Skattheorie – Gut aufgepasst und trotzdem falsch

Das heutige Spiel ist ein hübsches Beispiel dafür, dass die prinzipielle Kenntnis von skattheoretischen Motiven nicht ausreichend ist, wenn ihr sie nicht richtig anwendet. Sie kann dann sogar – wie in diesem Spiel – kontraproduktiv sein, also in diesem Fall der Gegenpartei jegliche Siegchancen rauben.

In unserem Spiel reizen MH und VH ein jeweils ziemlich schwaches Blatt flott bis 30. Gut zuhören, ihr gnadenlosen Peitscher im Netz, die ihr diese Spiele mit einer Selbstverständlichkeit reizt, als gewänne man sie quasi im Vorbeigehen. Diese beiden Spiele sind definitiv schwach, sie brauchen beide dringend Verstärkung im Stock! Aber diese Verstärkung gibt’s überreichlich. Der Reizsieger VH findet 21 Augen und darf nun auf ein Gewinnspiel hoffen.
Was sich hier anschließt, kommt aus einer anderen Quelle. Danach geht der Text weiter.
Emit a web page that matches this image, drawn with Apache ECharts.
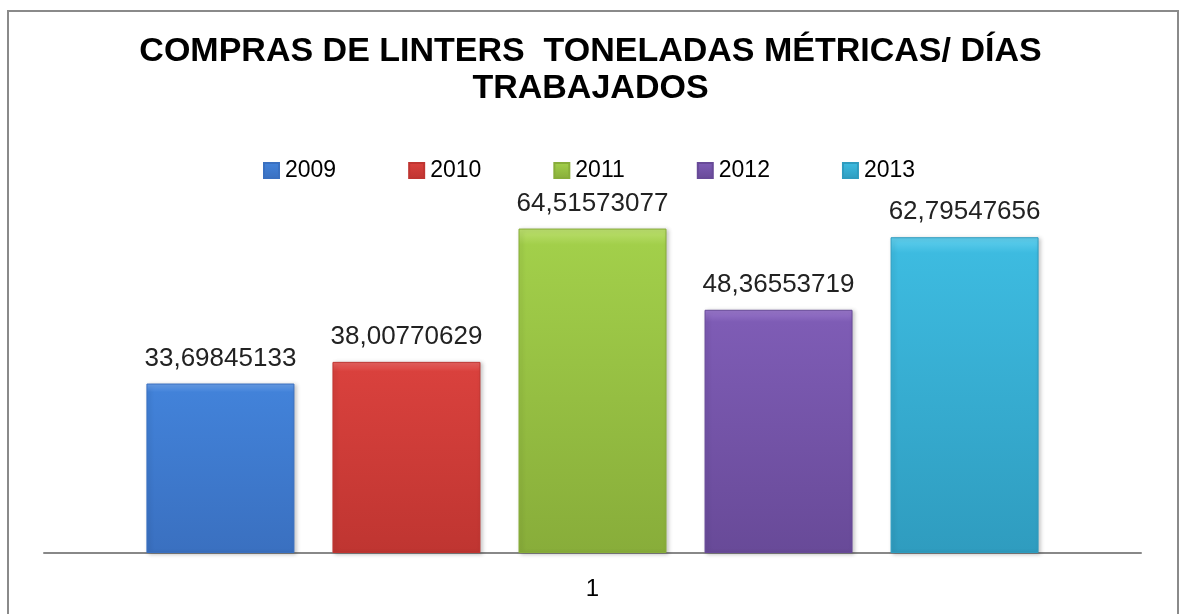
<!DOCTYPE html>
<html>
<head>
<meta charset="utf-8">
<script src="https://cdn.jsdelivr.net/npm/echarts@6/dist/echarts.min.js"></script>
<style>
html, body { margin: 0; padding: 0; background: #fff; }
#chart { width: 1181px; height: 614px; }
</style>
</head>
<body>
<div id="chart"></div>
<script>
// datos
var categorias = ['1'];
var anios = ['2009', '2010', '2011', '2012', '2013'];
var valores = [33.69845133, 38.00770629, 64.51573077, 48.36553719, 62.79547656];
var colores = [
    ['#6aa0ea', '#4282d9', '#3a70c0'],
    ['#ea6461', '#d9413d', '#bf3531'],
    ['#bde070', '#a2cf4a', '#88ad3a'],
    ['#9a78cc', '#7e5cb5', '#684a98'],
    ['#62d0ee', '#3dbbe0', '#2f9cbf']
];

var myChart = echarts.init(document.getElementById('chart'));

var series = anios.map(function (anio, i) {
    var c = colores[i];
    return {
        name: anio,
        type: 'bar',
        barWidth: 148,
        barGap: '25.7%',
        data: [valores[i]],
        itemStyle: {
            color: new echarts.graphic.LinearGradient(0, 0, 0, 1, [
                { offset: 0, color: c[0] },
                { offset: 0.05, color: c[1] },
                { offset: 1, color: c[2] }
            ]),
            borderColor: c[2],
            borderWidth: 1,
            shadowColor: 'rgba(0,0,0,0.22)',
            shadowBlur: 4,
            shadowOffsetX: 2,
            shadowOffsetY: 1
        },
        label: {
            show: true,
            position: 'top',
            distance: 12,
            color: '#222',
            fontFamily: 'Liberation Sans',
            fontSize: 26,
            formatter: function (p) {
                return String(p.value).replace('.', ',');
            }
        }
    };
});

myChart.setOption({
    animation: false,
    backgroundColor: '#fff',
    title: {
        text: 'COMPRAS DE LINTERS  TONELADAS MÉTRICAS/ DÍAS\nTRABAJADOS',
        left: 'center',
        top: 28,
        textStyle: {
            fontFamily: 'Liberation Sans',
            fontWeight: 'bold',
            fontSize: 34,
            lineHeight: 37,
            color: '#000'
        }
    },
    legend: {
        data: anios,
        left: 258,
        top: 154,
        icon: 'rect',
        itemWidth: 15,
        itemHeight: 15,
        itemGap: 72,
        textStyle: {
            fontFamily: 'Liberation Sans',
            fontSize: 23,
            color: '#000',
            padding: [0, 0, 0, 1]
        }
    },
    grid: { left: 44, right: 40, top: 201, bottom: 61 },
    xAxis: {
        type: 'category',
        data: categorias,
        axisLine: { lineStyle: { color: '#888', width: 2 } },
        axisTick: { show: false },
        axisLabel: {
            margin: 24,
            fontFamily: 'Liberation Sans',
            fontSize: 24,
            color: '#000'
        }
    },
    yAxis: {
        type: 'value',
        min: 0,
        max: 70,
        show: false
    },
    graphic: [{
        type: 'rect',
        shape: { x: 8, y: 11, width: 1170, height: 640 },
        style: { fill: 'none', stroke: '#8a8a8a', lineWidth: 2 },
        z: 100
    }],
    series: series
});
</script>
</body>
</html>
Die Trumpfverteilung ist für seine Spielweise jedoch sehr ungünstig. Er geht mit den schwarzen Buben in der Hoffnung los, bei einer 4/2 Verteilung ein Trumpf-Volles zu fangen. Diese Hoffnung aber erfüllt sich nicht und – Elend Teil zwei – die Trumpf-Vollen stehen auch noch bei HH, so dass er in MH kommt. Da Unglück meist geballt auftritt, hat er dazu noch das Pech, dass sich MH dafür entscheidet, das Pik A zu wimmeln.

Bei dem Blatt von MH ist es ganz schwierig, sich nicht gegen die Grundregel zu entscheiden, keine ungeklärten Asse zu laden. Was sollte er alternativ legen? Den Pik K? Der ist nur richtig, wenn der AS die bestellte 10 hochhält (und er hilft dem Partner bei seinem weiteren Spielvortrag wenig. Er wird vermutlich nun dem AS Pik A zuschreiben). Die He 10 zu dritt ist m.E. eine Tabukarte und die Karo 10 zu zweit ist irgendwie auch nicht viel schöner. Er legt schlussendlich das Pik A, was sich in diesem Fall als genau richtig erweist.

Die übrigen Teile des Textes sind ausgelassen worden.